Columbia proposes plan to slash teaching and research labor force, neglecting core missions
SWC seeks to unite with constituents on campus to fight against unwarranted austerity that harms university’s core missions.
February 1, 2025 – Columbia University proposes cutting incoming PhD cohorts in the Graduate School of Arts and Sciences by up to 65%, according to faculty sources. Columbia University’s austerity measure furthers its ongoing divestment from its educational mission to maximize revenue from fossil fuels, military weapons, and Columbia’s real estate empire.
Student workers are critical to teaching and research at the University. They serve as preceptors of Core Curriculum classes, which the university advertises as the “defining element of a Columbia College education”; as teaching assistants, offering students much needed individual attention given Columbia’s large class sizes; and as members of research teams making cutting edge discoveries. With up to 65% fewer graduate student workers, undergraduates will be stuck in larger classes and receive less feedback. The University will suffer a marked decrease in research output.

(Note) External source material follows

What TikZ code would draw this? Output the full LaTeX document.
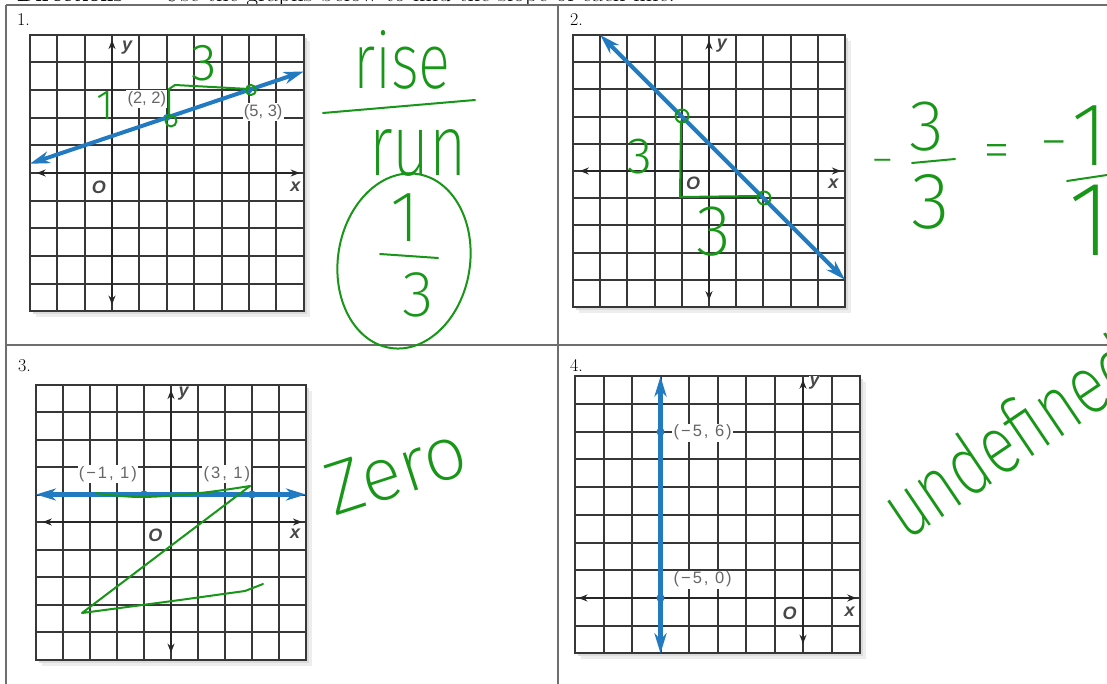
\documentclass[tikz,border=0pt]{standalone}
\usepackage{fontspec}
\usetikzlibrary{arrows.meta}
\newfontfamily\labfont[LetterSpace=12]{Liberation Sans}
\newfontfamily\labfonta{Liberation Sans}
\newfontfamily\axfont{Liberation Sans}
\newfontfamily\hand{Fira Sans ExtraLight}
\newfontfamily\handb{Fira Sans Light}
\newcommand{\fsz}[1]{\fontsize{#1}{#1}\selectfont}
\definecolor{penc}{RGB}{24,150,24}
\definecolor{lineblue}{RGB}{34,122,192}
\definecolor{gridc}{RGB}{55,55,55}
\definecolor{tablec}{RGB}{110,110,110}
\tikzset{
  gridl/.style={draw=gridc, line width=2pt},
  gridframe/.style={draw=gridc, line width=2pt},
  axisl/.style={draw=black!85, line width=2pt, {Stealth[length=9pt,width=7pt]}-{Stealth[length=9pt,width=7pt]}},
  bluel/.style={draw=lineblue, line width=#1, {Stealth[length=20pt,width=12pt,inset=6pt]}-{Stealth[length=20pt,width=12pt,inset=6pt]}},
  bluel/.default=4pt,
  bluedot/.style={fill=lineblue},
  axlab/.style={fill=white, inner sep=0.6pt, text=black!72, font=\axfont\bfseries\itshape\fsz{18}},
  plab/.style={fill=white, inner sep=1.2pt, text=black!60, font=\labfont\fsz{16.5}},
  plaba/.style={fill=white, inner sep=1.2pt, text=black!60, font=\labfonta\fsz{16.5}},
  numlab/.style={anchor=base west, inner sep=0pt, font=\fsz{18}},
  greenpen/.style={draw=penc, line width=2pt, line cap=round, line join=round},
  hw/.style={text=penc, inner sep=0pt, font=\hand},
  tablel/.style={draw=tablec, line width=1.5pt},
  shadowa/.style={fill=black!7},
  shadowb/.style={fill=black!14},
}
% graph paper snapped to whole pixels: left, top, cell w, cell h, columns, rows
\newcommand{\graphpaper}[6]{%
  \pgfmathsetmacro\gL{round(#1)}%
  \pgfmathsetmacro\gT{round(#2)}%
  \pgfmathsetmacro\gR{round(#1+#5*#3)}%
  \pgfmathsetmacro\gB{round(#2+#6*#4)}%
  \fill[shadowa] (\gL+6,\gT+6) rectangle (\gR+6,\gB+6);
  \fill[shadowb] (\gL+3,\gT+3) rectangle (\gR+3,\gB+3);
  \fill[white] (\gL,\gT) rectangle (\gR,\gB);
  \foreach \i in {0,...,#5} {\pgfmathsetmacro\gx{round(#1+\i*#3)}\draw[gridl] (\gx,\gT) -- (\gx,\gB);}
  \foreach \j in {0,...,#6} {\pgfmathsetmacro\gy{round(#2+\j*#4)}\draw[gridl] (\gL,\gy) -- (\gR,\gy);}
  \draw[gridframe] (\gL,\gT) rectangle (\gR,\gB);
}
\begin{document}
\begin{tikzpicture}[x=1pt,y=-1pt]
\useasboundingbox (0,0) rectangle (1107,684);
\clip (0,0) rectangle (1107,684);
\fill[white] (0,0) rectangle (1107,684);

% header text (mostly cut off at the top edge)
\node[anchor=base west, inner sep=0pt, font=\fsz{21}\bfseries] (dir) at (17,1.5) {Directions};
\node[anchor=base west, inner sep=0pt, font=\fsz{25}] (instr) at (163,1.5) {Use the graphs below to find the slope of each line.};

% table
\draw[tablel] (6,5) -- (1110,5);
\draw[tablel] (6,5) -- (6,690);
\draw[tablel] (558,5) -- (558,690);
\draw[tablel] (6,345) -- (1110,345);

\node[numlab] (n1) at (17,26) {1.};
\node[numlab] (n2) at (570,26) {2.};
\node[numlab] (n3) at (18,371) {3.};
\node[numlab] (n4) at (570,371) {4.};

% ---------- graph 1 ----------
\graphpaper{29.8}{34.5}{27.4}{27.7}{10}{10}
\begin{scope}[shift={(112,173)}, x=27.4pt, y=27.7pt]
  \draw[axisl] (-2.75,0) -- (6.85,0);
  \draw[axisl] (0,-4.75) -- (0,4.8);
  \node[axlab] (g1y) at (0.55,4.54) {y};
  \node[axlab] (g1x) at (6.69,-0.48) {x};
  \node[axlab] (g1o) at (-0.48,-0.52) {O};
  \node[plaba] (g1a) at (1.27,2.66) {(2, 2)};
  \node[plaba] (g1b) at (5.52,2.21) {(5, 3)};
  \coordinate (g1s) at (-3,1/3);
  \coordinate (g1e) at (7,11/3);
  \draw[bluel] (g1s) -- (g1e);
  \fill[bluedot] (2,2) circle (3.5pt);
  \fill[bluedot] (5,3) circle (3.5pt);
\end{scope}

% ---------- graph 2 ----------
\graphpaper{573}{35}{27.2}{27.2}{10}{10}
\begin{scope}[shift={(709,171)}, x=27.2pt, y=27.2pt]
  \draw[axisl] (-4.75,0) -- (4.85,0);
  \draw[axisl] (0,-4.75) -- (0,4.8);
  \node[axlab] (g2y) at (0.47,4.62) {y};
  \node[axlab] (g2x) at (4.57,-0.46) {x};
  \node[axlab] (g2o) at (-0.58,-0.46) {O};
  \coordinate (g2s) at (-4,5);
  \coordinate (g2e) at (5,-4);
  \draw[bluel] (g2s) -- (g2e);
\end{scope}

% ---------- graph 3 ----------
\graphpaper{36}{384.5}{27}{27.5}{10}{10}
\begin{scope}[shift={(171,522)}, x=27pt, y=27.5pt]
  \draw[axisl] (-4.75,0) -- (4.85,0);
  \draw[axisl] (0,-4.75) -- (0,4.8);
  \node[axlab] (g3y) at (0.47,4.67) {y};
  \node[axlab] (g3x) at (4.6,-0.42) {x};
  \node[axlab] (g3o) at (-0.58,-0.48) {O};
  \node[plab] (g3a) at (-2.34,1.75) {(−1, 1)};
  \node[plab] (g3b) at (2.07,1.75) {(3, 1)};
  \coordinate (g3s) at (-5,1);
  \coordinate (g3e) at (5,1);
  \draw[bluel=5pt] (g3s) -- (g3e);
  \fill[bluedot] (-1,1) circle (4pt);
  \fill[bluedot] (3,1) circle (4pt);
\end{scope}

% ---------- graph 4 ----------
\graphpaper{575}{376.4}{28.5}{27.7}{10}{10}
\begin{scope}[shift={(803,598)}, x=28.5pt, y=27.7pt]
  \draw[axisl] (-7.88,0) -- (1.87,0);
  \draw[axisl] (0,-1.65) -- (0,7.88);
  \node[axlab] (g4y) at (0.41,7.76) {y};
  \node[axlab] (g4x) at (1.64,-0.48) {x};
  \node[axlab] (g4o) at (-0.47,-0.54) {O};
  \node[plab] (g4a) at (-3.52,5.97) {(−5, 6)};
  \node[plab] (g4b) at (-3.52,0.66) {(−5, 0)};
  \coordinate (g4s) at (-5,8);
  \coordinate (g4e) at (-5,-2);
  \draw[bluel=5pt] (g4s) -- (g4e);
  \fill[bluedot] (-5,6) circle (4pt);
  \fill[bluedot] (-5,0) circle (4pt);
\end{scope}

% ---------- green handwriting ----------
% graph 1
\draw[greenpen] (171,121) circle (5.5pt);
\draw[greenpen] (251,90) circle (5pt);
\draw[greenpen] (169,117) -- (169,89) -- (175,85) -- (249,89);
\node[hw, font=\handb\fsz{52}] (h3a) at (204,63) {3};
\node[hw, font=\handb\fsz{42}] (h1a) at (105,106) {1};
\node[hw, font=\hand\fsz{60}, anchor=base, yscale=1.3] (rise) at (402,89) {rise};
\draw[greenpen] (323,113) -- (475,100);
\node[hw, font=\hand\fsz{64}, anchor=base, yscale=1.35] (run) at (418,176) {run};
\draw[greenpen, rotate around={-9:(404,261)}] (404,261) ellipse [x radius=66pt, y radius=88pt];
\node[hw, font=\hand\fsz{72}] (e1) at (405,218) {1};
\draw[greenpen] (380,254) -- (438,258);
\node[hw, font=\hand\fsz{65}] (e3) at (418,295) {3};

% graph 2
\draw[greenpen] (682,116) circle (6.5pt);
\draw[greenpen] (764,198) circle (6.5pt);
\draw[greenpen] (681,121) -- (680,197) -- (758,196);
\node[hw, font=\handb\fsz{51}] (h3b) at (640,157) {3};
\node[hw, font=\hand\fsz{72}] (h3c) at (714,232) {3};
\node[hw, font=\hand\fsz{46}] (m1) at (883,167) {−};
\node[hw, font=\hand\fsz{72}] (f3a) at (927,127) {3};
\draw[greenpen] (912,163) -- (955,159);
\node[hw, font=\hand\fsz{80}] (f3b) at (931,202) {3};
\node[hw, font=\hand\fsz{55}] (eq) at (997,157) {=};
\node[hw, font=\hand\fsz{56}] (m2) at (1054,151) {−};
\node[hw, font=\hand\fsz{90}] (f1a) at (1090,136) {1};
\draw[greenpen] (1067,181) -- (1107,175);
\node[hw, font=\hand\fsz{106}] (f1b) at (1090,220) {1};

% graph 3
\draw[greenpen] plot[smooth, tension=0.6] coordinates {(96,493) (140,497) (200,493) (250,486)};
\draw[greenpen] (250,486) -- (82,613) -- (180,600) -- (245,591) -- (263,584);
\node[hw, font=\hand\fsz{75}, anchor=base west, rotate=18] (zero) at (334,517) {Zero};

% graph 4
\node[hw, font=\hand\fsz{64}, anchor=base west, rotate=34, yscale=1.3] (undef) at (906,542) {undefined};
\end{tikzpicture}
\end{document}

There is no financial need for funding cuts. The endowment has grown from $13.6 billion in 2023 to $14.9 billion at the close of 2024. In terms of operating activities, it reported nearly $305 million in net cash flow in the past fiscal year alone. Executive salaries at Columbia have likewise skyrocketed. According to the latest available data, former President Lee Bollinger earned $3,865,304 in total compensation in 2021, gaining a 61% pay bump during the first year of the COVID pandemic.
PhD workers of Columbia, on the other hand, gained 3% yearly increases in salary between 2021 and 2024. A fourth of the aforementioned 2024 surplus of $305 million would be enough to support an additional 1,000 PhD workers at living-wage level. The University has the ability to truly commit to its avowed values by paying its workers a living wage and expanding, not retrenching, the educational and research workforce.
“The university’s entire investment strategy is itself a choice—and a recent invention—geared not towards caring for the university environment, but towards maximizing the growth of the endowment,” says Dylan Felt, 2nd year PhD researcher at Columbia University Irving Medical Center.
The timing has caused workers to speculate that the cuts are a part of a coordinated union busting effort, as they come amidst negotiations for a new contract. Undermining the union will not only help the University hoard wealth, but also ingratiate itself with the Trump administration. Within days of taking office, Trump severely undermined federal protection for organized labor by firing key officials of the National Labor Relations Board. He has also repeatedly called for repression of campus activism in support of both diversity initiatives and Palestinian liberation.
After the release of Columbia’s plan to cut PhD programs, intense pushback has caused the administration to change course rhetorically. In a January 30th email to the faculty, Provost Angela Olinto vaguely states that the administration will “increase the cohort incoming in fall 2026 to the extent possible.” Columbia’s backpedaling proves that protests against the administration’s unilateral decision-making is effective, but concerned constituents must keep up the pressure to hold top executives accountable.
SWC will continue to fight against the university’s neglect of its core responsibilities. Our goal is to revitalize Columbia University as a hub for teaching and research, as well as a good neighbor to the Harlem community. During our upcoming negotiation for a new labor contract, we will demand fair compensation and shared governance. We invite students, staff, adjuncts, faculty, and all concerned individuals to join us in organizing.
*Correction: An earlier version of the press release misquoted Provost Olinto’s email. She wrote that the administration will “increase the cohort incoming in fall 2026 to the extent possible,” not fall 2025. We regret the mistake and apologize for the inconvenience.